Naturally, I have a few theories of my own. Because of her trailblazing style, Waters deserves to be as widely listened to and loved as the jazz icons Bessie Smith and Billie Holiday. Stylistically and chronologically she is the only singer who links them. But she didn’t die young and tragically, as they did. (You don’t become a jazz legend by growing old, playing grandmothers, and palling around with Billy Graham and Richard Nixon.) She made records that never fail to surprise and delight, but though she is unstinting in giving her talent, she rarely bares her soul the way Bessie and Billie unfailingly do. Davis agrees: “She was a great observationist as a singer, a mirror of a broader life.” It was her gift to inform, to create memorable characters, to entertain us on the highest possible level, but not to move us deeply.

And then there was the matter of her temper. “I’m the kind of woman, if I was mad at you I’d just as leave kill you as look at you,” she told Earl Wilson in 1940. To Helen Ormsbee of the New York Herald Tribune, she said: “I came up hard and willful.
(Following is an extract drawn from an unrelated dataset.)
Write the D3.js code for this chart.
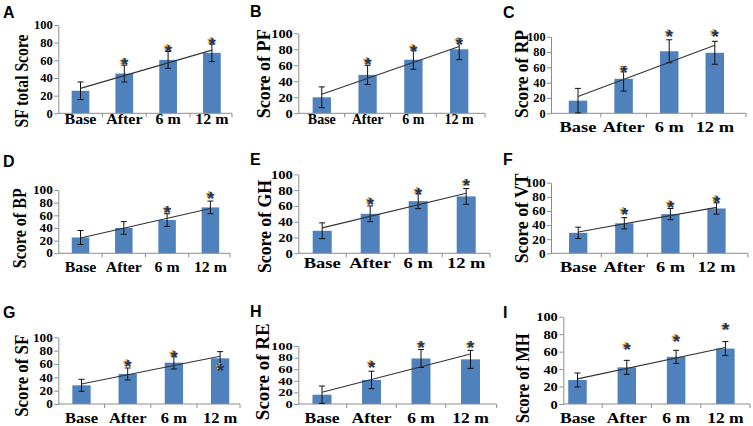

I was a dead-end kid, playing in the gutter. An eye for an eye and a tooth for a tooth—that was what I lived by for years, and if anybody did me wrong I was a powerful adversary!” She must have made many enemies, and in her entire book she doesn’t mention a single enduring friendship. Her assessments of other stars were harsh: She said Billie Holiday sang “as if her shoes were too tight,” and she described Al Jolson’s delivery as “all uppercuts.” Of Josephine Baker, she said: “She was just an end girl who could mug. But she went great, with my stuff.” When Waters stayed in London and people asked if she knew Baker, she retorted: “Know her? She was me!” The blues singer Alberta Hunter remembered getting on her wrong side too: “I guess I outsang her, because she put everything but the kitchen sink on me.” She is said to have had Billie Holiday, then a struggling newcomer, removed from a bill she was on, and people on the Cabin in the Sky set claimed that Lena Home’s sudden and debilitating ankle injury was the result of a hex the jealous Waters put on her. Could it be that members of the New York music world were only too glad to turn their backs on her when she lost interest in singing, publicly devalued it as an art form, and left their ranks to pursue an acting career?
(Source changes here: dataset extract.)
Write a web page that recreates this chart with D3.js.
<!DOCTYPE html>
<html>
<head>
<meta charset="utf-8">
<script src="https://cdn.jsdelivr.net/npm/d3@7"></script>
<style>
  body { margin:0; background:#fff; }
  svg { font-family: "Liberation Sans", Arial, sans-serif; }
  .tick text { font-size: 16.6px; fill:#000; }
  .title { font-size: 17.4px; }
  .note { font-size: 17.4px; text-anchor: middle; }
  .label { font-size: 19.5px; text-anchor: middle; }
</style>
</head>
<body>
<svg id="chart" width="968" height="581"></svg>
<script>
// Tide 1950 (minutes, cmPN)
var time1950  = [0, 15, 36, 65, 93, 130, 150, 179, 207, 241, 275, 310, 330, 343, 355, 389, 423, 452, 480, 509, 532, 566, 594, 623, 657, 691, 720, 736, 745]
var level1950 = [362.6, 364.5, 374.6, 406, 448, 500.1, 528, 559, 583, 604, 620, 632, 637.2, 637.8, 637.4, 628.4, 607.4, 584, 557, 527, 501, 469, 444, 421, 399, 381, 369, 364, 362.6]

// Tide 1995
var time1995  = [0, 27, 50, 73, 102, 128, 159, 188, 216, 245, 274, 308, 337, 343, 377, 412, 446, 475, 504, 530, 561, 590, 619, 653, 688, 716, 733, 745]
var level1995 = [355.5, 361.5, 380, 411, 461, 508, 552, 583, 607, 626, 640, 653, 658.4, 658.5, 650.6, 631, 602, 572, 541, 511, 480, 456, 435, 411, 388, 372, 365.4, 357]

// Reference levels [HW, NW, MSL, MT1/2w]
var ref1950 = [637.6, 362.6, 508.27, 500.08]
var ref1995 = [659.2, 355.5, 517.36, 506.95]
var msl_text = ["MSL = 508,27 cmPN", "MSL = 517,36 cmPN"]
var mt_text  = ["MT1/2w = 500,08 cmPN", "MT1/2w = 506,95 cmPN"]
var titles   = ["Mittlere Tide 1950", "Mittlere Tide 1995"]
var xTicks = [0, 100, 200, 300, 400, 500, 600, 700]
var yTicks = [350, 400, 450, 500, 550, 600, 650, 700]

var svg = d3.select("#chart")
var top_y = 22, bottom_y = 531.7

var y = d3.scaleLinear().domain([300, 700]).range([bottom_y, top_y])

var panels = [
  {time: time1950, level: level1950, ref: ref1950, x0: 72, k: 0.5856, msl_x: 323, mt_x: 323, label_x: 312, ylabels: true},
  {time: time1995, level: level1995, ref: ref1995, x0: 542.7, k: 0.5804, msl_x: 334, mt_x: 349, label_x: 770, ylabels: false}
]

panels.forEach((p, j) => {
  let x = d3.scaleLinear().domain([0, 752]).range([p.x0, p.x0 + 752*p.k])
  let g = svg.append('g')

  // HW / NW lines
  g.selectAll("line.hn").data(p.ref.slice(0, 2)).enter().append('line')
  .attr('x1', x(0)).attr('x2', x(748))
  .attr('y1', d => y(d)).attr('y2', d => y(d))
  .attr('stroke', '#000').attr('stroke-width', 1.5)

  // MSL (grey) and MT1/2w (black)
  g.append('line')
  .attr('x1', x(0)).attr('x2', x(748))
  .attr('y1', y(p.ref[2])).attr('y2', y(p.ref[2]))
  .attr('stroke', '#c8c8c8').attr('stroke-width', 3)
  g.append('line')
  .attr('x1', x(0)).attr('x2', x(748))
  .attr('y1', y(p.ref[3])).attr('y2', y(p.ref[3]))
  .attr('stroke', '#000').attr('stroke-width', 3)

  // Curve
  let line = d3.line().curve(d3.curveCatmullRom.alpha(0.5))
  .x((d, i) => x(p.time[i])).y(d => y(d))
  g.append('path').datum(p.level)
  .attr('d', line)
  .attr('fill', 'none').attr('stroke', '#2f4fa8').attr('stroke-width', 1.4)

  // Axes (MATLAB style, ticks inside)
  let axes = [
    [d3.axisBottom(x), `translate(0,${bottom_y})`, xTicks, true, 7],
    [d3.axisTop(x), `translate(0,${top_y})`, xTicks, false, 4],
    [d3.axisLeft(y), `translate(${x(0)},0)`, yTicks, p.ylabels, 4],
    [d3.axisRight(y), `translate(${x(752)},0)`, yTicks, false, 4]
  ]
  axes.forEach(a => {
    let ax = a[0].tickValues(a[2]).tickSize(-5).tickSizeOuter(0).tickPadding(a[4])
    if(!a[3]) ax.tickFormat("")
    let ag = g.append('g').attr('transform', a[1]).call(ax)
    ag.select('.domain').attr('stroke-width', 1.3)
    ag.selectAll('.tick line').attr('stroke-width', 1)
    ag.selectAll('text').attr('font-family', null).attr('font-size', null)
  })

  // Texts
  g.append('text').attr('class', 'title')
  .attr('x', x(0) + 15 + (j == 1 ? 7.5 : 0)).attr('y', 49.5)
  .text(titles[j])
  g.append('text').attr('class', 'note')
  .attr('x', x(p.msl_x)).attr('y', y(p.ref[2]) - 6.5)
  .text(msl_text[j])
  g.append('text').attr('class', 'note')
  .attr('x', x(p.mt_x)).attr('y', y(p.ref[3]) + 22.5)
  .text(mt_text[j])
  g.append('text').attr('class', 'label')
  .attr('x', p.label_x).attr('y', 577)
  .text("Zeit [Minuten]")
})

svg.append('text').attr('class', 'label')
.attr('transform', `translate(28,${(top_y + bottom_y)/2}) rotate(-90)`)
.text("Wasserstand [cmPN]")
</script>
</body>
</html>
I was unable to find her very first records in the private collections of friends and had given up hope of hearing them when someone suggested I try the Rutgers University Institute of Jazz Studies. I was doubtful, since the jazz world seemed oblivious of Waters. But the director of the institute, the veteran international jazz authority Dan Morgenstern, turned out to be a closet Waters fan, and he had rare records spanning her entire career. I made the trip to Newark.

 

“Besides being important in her own right, she is the link between blues and jazz,” said Morgenstern, standing in a room crammed to the ceiling with long shelves of meticulously organized LPs and 78s. “She paid a lot of attention to Louis—everyone did—but then everyone paid a lot of attention to her . Billie took key songs from her repertoire, even took blues lyrics she had written and recorded them as ‘Billie’s Blues.’ Lena is a carbon copy of Ethel; just listen to both their records of ‘Stormy Weather.’ ” Then why wasn’t she more appreciated? “Because everything is handed down,” he answered. “People do little independent listening any more; it’s all received wisdom. She never made the list. She falls between the cracks; the cabaret world doesn’t recognize her either.”
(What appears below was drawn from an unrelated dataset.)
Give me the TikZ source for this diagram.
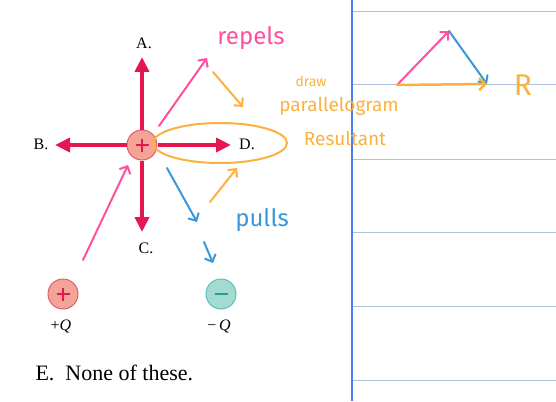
\documentclass[tikz,border=0pt]{standalone}
\usepackage{fontspec}
\setmainfont{Liberation Serif}
\setsansfont{Fira Sans}
\usetikzlibrary{arrows.meta,shapes.geometric}

\definecolor{forcered}{HTML}{E5174F}
\definecolor{posfill}{HTML}{F4A497}
\definecolor{posline}{HTML}{DF5F68}
\definecolor{negfill}{HTML}{A3DAD2}
\definecolor{negline}{HTML}{55C2B8}
\definecolor{negsign}{HTML}{17A398}
\definecolor{inkpink}{HTML}{FF4F9E}
\definecolor{inkorange}{HTML}{FBB23C}
\definecolor{inkblue}{HTML}{3A97DA}
\definecolor{ruleline}{HTML}{B2C1DB}
\definecolor{marginline}{HTML}{4A7DF2}

\begin{document}
\begin{tikzpicture}[x=1pt,y=-1pt,
  force/.style={forcered, line width=3.8pt, -{Triangle[length=15pt,width=14pt]}},
  charge/.style={circle, minimum size=30pt, inner sep=0pt, line width=1pt},
  poscharge/.style={charge, draw=posline, fill=posfill,
    path picture={\draw[forcered, line width=1.6pt]
      (path picture bounding box.center) +(-6.5pt,0) -- +(6.5pt,0)
      +(0,-6.5pt) -- +(0,6.5pt);}},
  negcharge/.style={charge, draw=negline, fill=negfill,
    path picture={\draw[negsign, line width=1.8pt]
      (path picture bounding box.center) +(-6.5pt,0) -- +(6.5pt,0);}},
  letter/.style={font=\fontsize{16}{16}\selectfont},
  ink/.style={line width=2pt, line cap=round, -{Straight Barb[length=6pt,width=12pt]}},
  hand/.style={font=\sffamily\fontsize{#1}{#1}\selectfont},
  hand/.default=20]
\useasboundingbox (0,0) rectangle (556,401);

% notebook page
\foreach \y in {12,85,159,232,306,380}
  \draw[ruleline, line width=1pt] (352,\y) -- (556,\y);
\draw[marginline, line width=1.2pt] (352,0) -- (352,401);

% charges
\node[poscharge] (q) at (142,145) {};
\node[poscharge] (qpos) at (63,294) {};
\node[negcharge] (qneg) at (221,294) {};
\node[letter] (lpos) at (61,326) {+\textit{Q}};
\node[letter] (lneg) at (219,326) {−\,\textit{Q}};

% answer choices
\coordinate (tipA) at (142,57);
\coordinate (tipB) at (55,145);
\coordinate (tipC) at (142,232);
\coordinate (tipD) at (231,145);
\draw[force] (q.north) -- (tipA);
\draw[force] (q.west) -- (tipB);
\draw[force] (q.south) -- (tipC);
\draw[force] (q.east) -- (tipD);
\node[letter] (optA) at (144,43) {A.};
\node[letter] (optB) at (41,144) {B.};
\node[letter] (optC) at (146,248) {C.};
\node[letter] (optD) at (247,144) {D.};
\node[anchor=base west, font=\fontsize{22}{22}\selectfont] (optE) at (32,380) {E.\ \ None of these.};

% handwritten notes
\coordinate (p1s) at (83,260);  \coordinate (p1e) at (128,165);
\coordinate (p2s) at (159,126); \coordinate (p2e) at (207,58);
\coordinate (o1s) at (213,72);  \coordinate (o1e) at (243,107);
\coordinate (o2s) at (210,202); \coordinate (o2e) at (237,168);
\coordinate (b1s) at (167,168); \coordinate (b1e) at (197,222);
\coordinate (b2s) at (204,242); \coordinate (b2e) at (213,263);
\draw[ink, inkpink] (p1s) -- (p1e);
\draw[ink, inkpink] (p2s) -- (p2e);
\draw[ink, inkorange] (o1s) -- (o1e);
\draw[ink, inkorange] (o2s) -- (o2e);
\draw[ink, inkblue] (b1s) -- (b1e);
\draw[ink, inkblue] (b2s) -- (b2e);
\node[ellipse, draw=inkorange, line width=2pt, minimum width=134pt, minimum height=40pt] (loop) at (220,143) {};

\node[hand=24, text=inkpink] (repels) at (251,38) {repels};
\node[hand=24, text=inkblue] (pulls) at (262,220) {pulls};
\node[hand=14, text=inkorange] (draw) at (311,81) {draw};
\node[hand=19, text=inkorange] (para) at (339,106) {parallelogram};
\node[hand=19, text=inkorange] (result) at (345,138) {Resultant};

% resultant sketch
\coordinate (r0) at (397,85);
\coordinate (r1) at (449,31);
\coordinate (r2) at (487,84);
\draw[ink, inkpink] (r0) -- (r1);
\draw[ink, inkblue] (r1) -- (r2);
\draw[ink, inkorange, line width=2.5pt] (r0) -- (r2);
\node[hand=30, text=inkorange] (rlabel) at (523,85) {R};
\end{tikzpicture}
\end{document}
He taped a radio special on her for a jazz station a few years ago, but, like me, he could recall only one younger jazz writer who has written about her in the last fifteen years: Gary Giddins. Giddins praised her singing but concluded that she “didn’t swing,” a remark that is sure to have killed off any new interest in her in among jazz fans. Morgenstern was as bewildered by the criticism as I was. “Jazz musicians loved her singing,” he said. He used the past tense, I noticed.

We talked about all the different sounds she could get with her voice. “Did you ever hear her Louis Armstrong imitation?” he asked.

“On ‘I Can’t Give You Anything but Love,’ isn’t it?” I said.

He nodded and gleefully showed me the entry under that record in the international jazz discography. A respected jazz annotator, confused by Waters’s convincing low register and Louis Armstrong phrasing, has listed an “unidentified male vocalist” as part of the band personnel.

He pulled out records spanning more than fifty years. One, titled "(Not on the First Night, Baby) Maybe Not at All,” is a crackly 78 from !924, when she and Bessie Smith and Clara Smith were the top stars’ on the Columbia race label. After singing the first chorus her own way, cheeky young Ethel calls out the two reigning blues queens’ names and does a chorus in the style of each. I wondered how the (unrelated) Smith women, twice as big, twice as loud, and twice as well established as she was, reacted to that. I listened to everything, from her first release on Cardinal, “At the New Jump Steady Ball,” to a 1977 religious label’s release of her taped reminiscences on her early life, which are interspersed with her performances of hymns. I skipped the hymns but was fascinated with the sound of her speaking voice as she described her childhood. She laughed often and loud, even when she told how her aunts had bought her new shoes one day and pawned them for liquor the next.

It is only recently that a few Ethel Waters CDs have appeared in record stores, and all but one are imports from small European jazz labels. I told Morgenstern that my friend Chris Ellis (who first introduced her to me) had just sent me a new release from Holland on a label called, appropriately, Timeless, a CD with twenty-two songs Waters recorded while she was singing at her best, from 1929 to 1939. CDs seem out of place at the institute, probably one of the last bastions of the 33 and 78, but Morgenstern admitted he wouldn’t mind having a copy.

He let me stay long after closing time so I could hear everything, and when I finally left the building, night had fallen. The Newark streets, teeming with students when I arrived, suddenly seemed deserted and sinister, and my city dweller’s instinct told me I ought to be alert to danger. I felt strangely safe, though, protected by the sound of Ethel Waters’ singing, still so lively and clear in my ears that she seemed to be right there with me. And, in truth, she always is.